Divided into two complementary but independent parts, Koenrad Brosens contextualises the De Wit story within the wider one of tapestry production in Europe while Yvan Maes De Wit (the third and current owner and director of the De Wit company) describes in detail some of the most striking restorations carried out under his direction over the past forty years.
We are dealing with a work that is exceptional for the seriousness, density and innovation of its content—an essential point of reference regarding an important part of the history of tapestry production, and current concerns in respect of restoration.
Founder of the factory, Theophiel De Wit (1863–1941), learnt the tricks of the trade in Mechelen from 1874 to 1889 as an apprentice worker at the French firm Braquenié. His first successes came through pandering to local taste, which required only reproductions of, or variations on, the most famous tapestries of the past, especially late Gothic examples.

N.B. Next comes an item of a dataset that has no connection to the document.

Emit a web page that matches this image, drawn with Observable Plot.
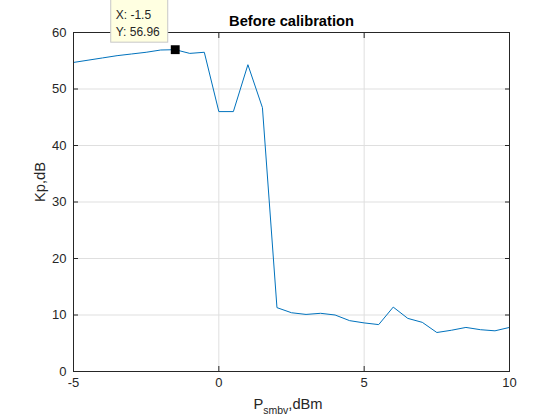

Within a few years of having passed responsibility to his son Gaspard the number of looms and employees had tripled. By the 1920s the French factories were weaving from cartoons provided by progressive artists of the day. As Brosens stresses, Gaspard’s comparatively unadventurous Belgian factory was one of the few to survive the economic crisis of 1929, albeit with financial help from the state. De Wit eventually dared to include some more contemporary designs almost as a sideline, as long as they maintained a connection with pre-renaissance aesthetics and techniques. After the Second World War modernism was looked on more kindly by De Wit (though the factory continued to cater for more nostalgic customers). By the 1960s tapestries based on newly minted cartoons represented the greater part of the factory’s catalogue, although the rule was always to innovate with caution.
Yvan Maes De Wit (b. 1950): Gaspard’s nephew, representative of the fourth De Wit generation. Yvan Maes realised that, with falling demand, the era of contemporary tapestries was about to come to an end. Interest in old tapestries was not, however, diminishing, creating a need for centres where they could be washed and restored with technologies that were up-to-the-minute and would not be damaging or invasive.
He adopts an educational approach in his introduction to the second part of the book. Even a non-specialist reader is thus safely guided into what follows, more than 100 pages summarising the successful procedures carried out on over 2,000 tapestries, presented not in chronological order but according to the specific process.
The weaving of new works came to an end in the 1980s. Within a few years the De Wit factory had been transformed into the only privately owned restoration workshop able to compete successfully with the major institutions operating in the field. When the restoration business began, it adopted the internationally accepted guidelines but Yvan Maes innovations produced improved results within a shorter time and thus less expensively.
Every single case in the volume has been chosen to show the complexity of the interventions on tapestries and the necessity of developing new strategies in order to tackle the issue of preserving them in the best possible way. De Wit has developed an approach that may now be considered standard, the normal method applied to almost all restorations. Although this is highly technical content, it is always a pleasurable as well as an informative read: a gateway to a fascinating world, made of coloured threads, warps and wefts.